Мария Семенова, Пресс-клуб РАМТа: Я не читала книгу, но немного знала сюжет по аннотациям к фильму. Видеоряд у меня не вызвал никакого отторжения, наоборот, мне он понравился и, конечно, заставил задуматься и ужаснуться тому, что такое может произойти. На прошлой лекции в рамках образовательной программы к спектаклю «Нюрнберг» мы говорили о неонацистских организациях в России. Еще тогда мне пришли мысли о том, что люди не учатся на ошибках, хотя перед глазами у них есть конкретные трагические примеры. Что с этим делать, как бороться? Это открытый вопрос.
Олеся Мойса, Пресс-клуб РАМТа: Меня удивило больше всего безразличие окружающих преподавателей и родителей, которые не пытались остановить этот эксперимент. Если со стороны было очевидно, что вся эта история не приведет к хорошему концу, почему только два подростка вовремя это осознали? Это еще и проблема ответственности общества.
Мария Четырина, Пресс-клуб РАМТа: Мы все считаем, что фашизм остался в прошлом. И эти дети сначала были горячо убеждены в этом, но, тем не менее, за короткий срок легко сгруппировались и пошли по неверному пути. Когда я смотрела фильм, то задумалась, а что, если бы мне учитель говорил такое, как бы я поступила? Мне кажется, я бы влилась в этот коллектив и стала бы творить какие-то страшные вещи. Это заразительно, от этого страшно.

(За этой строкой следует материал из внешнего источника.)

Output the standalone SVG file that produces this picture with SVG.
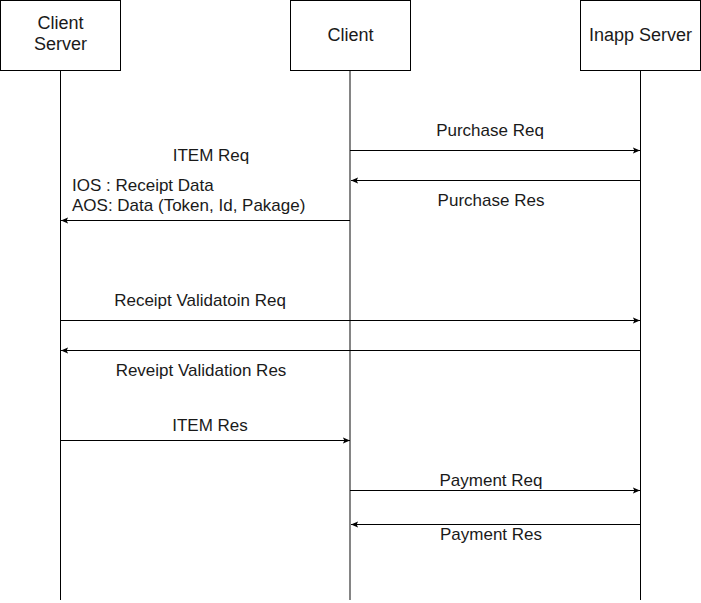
<svg xmlns="http://www.w3.org/2000/svg" width="701" height="603" viewBox="0 0 701 603">
<style>
.box{fill:#fff;stroke:#000;stroke-width:1}
.life{stroke:#000;stroke-width:1;fill:none}
.msg{stroke:#000;stroke-width:1;fill:none;marker-end:url(#ah)}
text{font-family:"Liberation Sans",Arial,sans-serif;font-size:17px;fill:#1a1a1a}
.n{font-size:18px}
.c{text-anchor:middle}
</style>
<defs>
<marker id="ah" viewBox="0 0 10 10" refX="9" refY="5" markerWidth="8" markerHeight="8" markerUnits="userSpaceOnUse" orient="auto">
<path d="M0,1 L9,5 L0,9 L2,5 Z" fill="#000"/>
</marker>
</defs>
<rect width="701" height="603" fill="#fff"/>
<g id="clientserver">
<line class="life" x1="60.5" y1="70" x2="60.5" y2="600"/>
<rect class="box" x="0.5" y="0.5" width="120" height="70"/>
<text class="c n" x="60.5" y="29">Client</text>
<text class="c n" x="60.5" y="50">Server</text>
</g>
<g id="client">
<line class="life" x1="350" y1="70" x2="350" y2="600" style="stroke:#666;stroke-width:1.6"/>
<rect class="box" x="290.5" y="0.5" width="120" height="70"/>
<text class="c n" x="350.5" y="41">Client</text>
</g>
<g id="inapp">
<line class="life" x1="640.5" y1="70" x2="640.5" y2="600"/>
<rect class="box" x="580.5" y="0.5" width="120" height="70"/>
<text class="c n" x="640.5" y="41">Inapp Server</text>
</g>
<g id="connectors">
<line class="msg" x1="350" y1="150.5" x2="640" y2="150.5"/>
<line class="msg" x1="640" y1="180.5" x2="351" y2="180.5"/>
<line class="msg" x1="350" y1="220.5" x2="61" y2="220.5"/>
<line class="msg" x1="61" y1="320.5" x2="640" y2="320.5"/>
<line class="msg" x1="640" y1="350.5" x2="61" y2="350.5"/>
<line class="msg" x1="61" y1="440.5" x2="350" y2="440.5"/>
<line class="msg" x1="350" y1="490.5" x2="640" y2="490.5"/>
<line class="msg" x1="640" y1="524.5" x2="351" y2="524.5"/>
<text class="c" x="490" y="136">Purchase Req</text>
<text class="c" x="491" y="206">Purchase Res</text>
<text class="c" x="211" y="161">ITEM Req</text>
<text x="72" y="191">IOS : Receipt Data</text>
<text x="72" y="211">AOS: Data (Token, Id, Pakage)</text>
<text class="c" x="200" y="306">Receipt Validatoin Req</text>
<text class="c" x="201" y="376">Reveipt Validation Res</text>
<text class="c" x="210" y="431">ITEM Res</text>
<text class="c" x="491" y="486">Payment Req</text>
<text class="c" x="491" y="540">Payment Res</text>
</g>
</svg>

Анна, филологический факультет, 5 курс: Честно говоря, я вообще не знала, на какой фильм иду. Но я сразу могу сказать, что с первых минут фильм меня зацепил, игра актеров мне показалась достаточно убедительной, и то, что он основан на документальных событиях – впечатляет. Меня очень поразил момент, когда та девочка, которая была главным редактором школьной газеты, распечатывала листовки в школе. Это было поздним вечером, может быть, даже ночью, потому как никого не было на улице. И то, что ее родители не волновались, мне показалось странным.
Ольга Бигильдинская: Вы заметили, что все подростки в фильме в принципе ведут довольно свободную жизнь. Вспомним хотя бы ночную вечеринку на пляже. Кажется, что отношение к свободному времени детей у родителей очень спокойное. Возможно, это на самом деле так. А можно интерпретировать это как незаботой о своих детях.
Наталья Николаева, участница дискуссии: Меня фильм убедил. В связи с этим мне вспомнились еще два фильма с похожей тематикой: эстонский «Класс», где речь идет о неблагополучной школе и затравленном учителе, и американский «Общество мертвых поэтов», в котором влияние харизматичного учителя также приводит к трагическим последствиям.
Ольга Бигильдинская: Я хочу поблагодарить всех присутствующих за то, что разговор получился. Мне кажется, что все, кто сюда пришел, смотрел и высказывался – это люди, которые пытаются быть индивидуальностями и вырабатывать свое собственную позицию, не боясь идти против всех. Хочу вам посоветовать прочесть книгу Тода Штрассера «Волна», по которой был снят этот фильм. Она будет отличным инструментом в работе над проблемой, которая может возникнуть когда-нибудь в вашем коллективе. К этой книге выпущено методическое пособие для проведения занятий по профилактике ксенофобии среди подростков. Здесь есть рекомендации, каким образом можно проводить уроки, какие темы затрагивать. В книге также приведены реальные ситуации из жизни и варианты их обсуждений с классом, и если вам когда-нибудь это понадобится, вы можете этим воспользоваться.